Would you write out the listing verbatim and skip every picture in it?

-- START OF Given material --

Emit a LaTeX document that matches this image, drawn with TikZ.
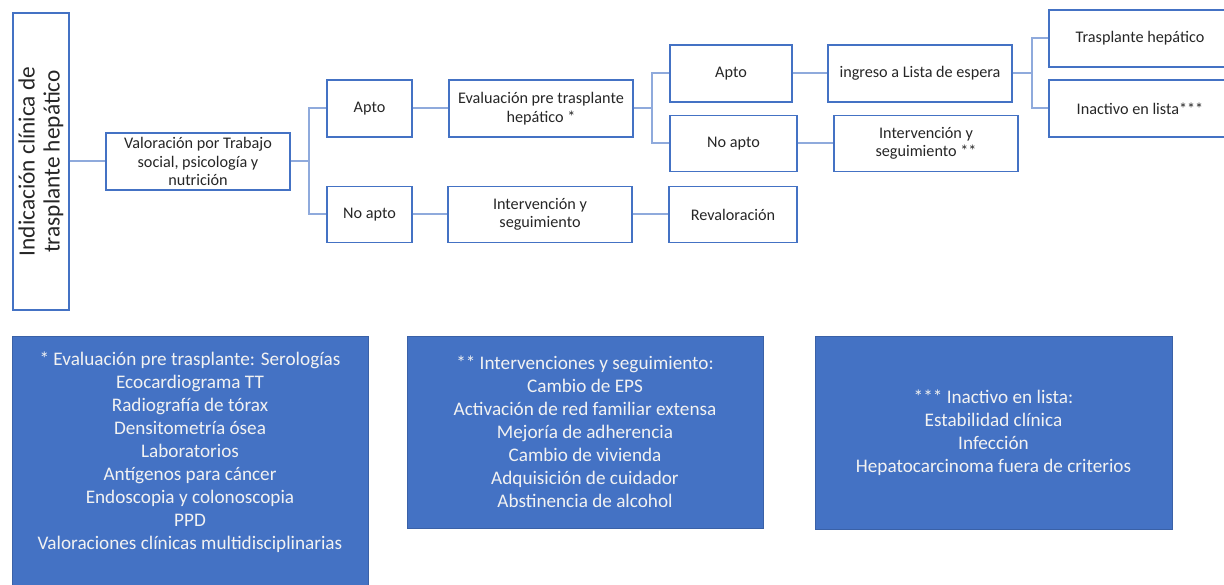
\documentclass[tikz,border=0pt]{standalone}
\usepackage{fontspec}
\setmainfont{Carlito}
\usetikzlibrary{positioning}

\definecolor{boxblue}{HTML}{4472C4}
\definecolor{linkblue}{HTML}{8FAADC}
\definecolor{txtgray}{HTML}{262626}

\begin{document}
\begin{tikzpicture}[x=1pt,y=-1pt,
  box/.style={draw=boxblue, line width=1.2pt, align=center, text=txtgray,
    font=\fontsize{16.2}{18.5}\selectfont, inner sep=0pt},
  note/.style={fill=boxblue, draw=boxblue!85!black, line width=0.6pt, inner sep=0pt},
  notetext/.style={align=center, text=white!95!black, inner sep=0pt,
    font=\fontsize{19.2}{23}\selectfont},
  link/.style={draw=linkblue, line width=2pt}]

\useasboundingbox (0,0) rectangle (1224,585);
\clip (0,0) rectangle (1224,585);

% header box
\node[box, rotate=90, minimum width=297pt, minimum height=56pt,
  font=\fontsize{23.3}{25}\selectfont] (ind) at (41,161.5)
  {Indicación clínica de\\trasplante hepático};

% first level
\node[box, minimum width=184pt, minimum height=57pt] (val) at (198,161.5)
  {Valoración por Trabajo\\social, psicología y\\nutrición};
\node[box, minimum width=85pt, minimum height=57pt] (apto1) at (369.5,108.5) {Apto};
\node[box, minimum width=85pt, minimum height=56pt] (noapto1) at (369.5,214.5) {No apto};

% second level
\node[box, minimum width=184pt, minimum height=57pt] (eval) at (541,108.5)
  {Evaluación pre trasplante\\hepático *};
\node[box, minimum width=184pt, minimum height=56pt] (interv1) at (540,214.5)
  {Intervención y\\seguimiento};
\node[box, minimum width=128pt, minimum height=56pt] (reval) at (733,214.5) {Revaloración};

% third level
\node[box, minimum width=122pt, minimum height=57pt] (apto2) at (731,73.5) {Apto};
\node[box, minimum width=127pt, minimum height=56pt] (noapto2) at (733.5,143.5) {No apto};
\node[box, minimum width=184pt, minimum height=57pt] (ingreso) at (920,73.5)
  {ingreso a Lista de espera};
\node[box, minimum width=184pt, minimum height=56pt] (interv2) at (926,143.5)
  {Intervención y\\seguimiento **};

% last level
\node[box, minimum width=182pt, minimum height=57pt] (trasp) at (1140,38.5)
  {Trasplante hepático};
\node[box, minimum width=182pt, minimum height=57pt] (inact) at (1140,108.5)
  {Inactivo en lista***};

% connectors
\draw[link] (ind) -- (val);
\draw[link] (val.east) -- ++(18,0) coordinate (j1);
\draw[link] (j1) |- (apto1.west);
\draw[link] (j1) |- (noapto1.west);
\draw[link] (apto1) -- (eval);
\draw[link] (noapto1) -- (interv1);
\draw[link] (interv1) -- (reval);
\draw[link] (eval.east) -- ++(18,0) coordinate (j2);
\draw[link] (j2) |- (apto2.west);
\draw[link] (j2) |- (noapto2.west);
\draw[link] (apto2) -- (ingreso);
\draw[link] (noapto2) -- (interv2);
\draw[link] (ingreso.east) -- ++(19,0) coordinate (j3);
\draw[link] (j3) |- (trasp.west);
\draw[link] (j3) |- (inact.west);

% notes
\node[note, minimum width=356pt, minimum height=264pt] (n1) at (190,468) {};
\node[notetext] (t1) at (190,452) {* Evaluación pre trasplante: Serologías\\
  Ecocardiograma TT\\Radiografía de tórax\\Densitometría ósea\\Laboratorios\\
  Antígenos para cáncer\\Endoscopia y colonoscopia\\PPD\\
  Valoraciones clínicas multidisciplinarias};

\node[note, minimum width=356pt, minimum height=192pt] (n2) at (585,432) {};
\node[notetext] (t2) at (585,431.5) {** Intervenciones y seguimiento:\\
  Cambio de EPS\\Activación de red familiar extensa\\Mejoría de adherencia\\
  Cambio de vivienda\\Adquisición de cuidador\\Abstinencia de alcohol};

\node[note, minimum width=357pt, minimum height=193pt] (n3) at (993.5,432.5) {};
\node[notetext] (t3) at (993.5,432.5) {*** Inactivo en lista:\\
  Estabilidad clínica\\Infección\\Hepatocarcinoma fuera de criterios};

\end{tikzpicture}
\end{document}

-- END OF Given material --

• Response
Emit a LaTeX document that matches this image, drawn with TikZ.
\documentclass[tikz,border=0pt]{standalone}
\usepackage{fontspec}
\setmainfont{Carlito}
\usetikzlibrary{positioning}

\definecolor{boxblue}{HTML}{4472C4}
\definecolor{linkblue}{HTML}{8FAADC}
\definecolor{txtgray}{HTML}{262626}

\begin{document}
\begin{tikzpicture}[x=1pt,y=-1pt,
  box/.style={draw=boxblue, line width=1.2pt, align=center, text=txtgray,
    font=\fontsize{16.2}{18.5}\selectfont, inner sep=0pt},
  note/.style={fill=boxblue, draw=boxblue!85!black, line width=0.6pt, inner sep=0pt},
  notetext/.style={align=center, text=white!95!black, inner sep=0pt,
    font=\fontsize{19.2}{23}\selectfont},
  link/.style={draw=linkblue, line width=2pt}]

\useasboundingbox (0,0) rectangle (1224,585);
\clip (0,0) rectangle (1224,585);

% header box
\node[box, rotate=90, minimum width=297pt, minimum height=56pt,
  font=\fontsize{23.3}{25}\selectfont] (ind) at (41,161.5)
  {Indicación clínica de\\trasplante hepático};

% first level
\node[box, minimum width=184pt, minimum height=57pt] (val) at (198,161.5)
  {Valoración por Trabajo\\social, psicología y\\nutrición};
\node[box, minimum width=85pt, minimum height=57pt] (apto1) at (369.5,108.5) {Apto};
\node[box, minimum width=85pt, minimum height=56pt] (noapto1) at (369.5,214.5) {No apto};

% second level
\node[box, minimum width=184pt, minimum height=57pt] (eval) at (541,108.5)
  {Evaluación pre trasplante\\hepático *};
\node[box, minimum width=184pt, minimum height=56pt] (interv1) at (540,214.5)
  {Intervención y\\seguimiento};
\node[box, minimum width=128pt, minimum height=56pt] (reval) at (733,214.5) {Revaloración};

% third level
\node[box, minimum width=122pt, minimum height=57pt] (apto2) at (731,73.5) {Apto};
\node[box, minimum width=127pt, minimum height=56pt] (noapto2) at (733.5,143.5) {No apto};
\node[box, minimum width=184pt, minimum height=57pt] (ingreso) at (920,73.5)
  {ingreso a Lista de espera};
\node[box, minimum width=184pt, minimum height=56pt] (interv2) at (926,143.5)
  {Intervención y\\seguimiento **};

% last level
\node[box, minimum width=182pt, minimum height=57pt] (trasp) at (1140,38.5)
  {Trasplante hepático};
\node[box, minimum width=182pt, minimum height=57pt] (inact) at (1140,108.5)
  {Inactivo en lista***};

% connectors
\draw[link] (ind) -- (val);
\draw[link] (val.east) -- ++(18,0) coordinate (j1);
\draw[link] (j1) |- (apto1.west);
\draw[link] (j1) |- (noapto1.west);
\draw[link] (apto1) -- (eval);
\draw[link] (noapto1) -- (interv1);
\draw[link] (interv1) -- (reval);
\draw[link] (eval.east) -- ++(18,0) coordinate (j2);
\draw[link] (j2) |- (apto2.west);
\draw[link] (j2) |- (noapto2.west);
\draw[link] (apto2) -- (ingreso);
\draw[link] (noapto2) -- (interv2);
\draw[link] (ingreso.east) -- ++(19,0) coordinate (j3);
\draw[link] (j3) |- (trasp.west);
\draw[link] (j3) |- (inact.west);

% notes
\node[note, minimum width=356pt, minimum height=264pt] (n1) at (190,468) {};
\node[notetext] (t1) at (190,452) {* Evaluación pre trasplante: Serologías\\
  Ecocardiograma TT\\Radiografía de tórax\\Densitometría ósea\\Laboratorios\\
  Antígenos para cáncer\\Endoscopia y colonoscopia\\PPD\\
  Valoraciones clínicas multidisciplinarias};

\node[note, minimum width=356pt, minimum height=192pt] (n2) at (585,432) {};
\node[notetext] (t2) at (585,431.5) {** Intervenciones y seguimiento:\\
  Cambio de EPS\\Activación de red familiar extensa\\Mejoría de adherencia\\
  Cambio de vivienda\\Adquisición de cuidador\\Abstinencia de alcohol};

\node[note, minimum width=357pt, minimum height=193pt] (n3) at (993.5,432.5) {};
\node[notetext] (t3) at (993.5,432.5) {*** Inactivo en lista:\\
  Estabilidad clínica\\Infección\\Hepatocarcinoma fuera de criterios};

\end{tikzpicture}
\end{document}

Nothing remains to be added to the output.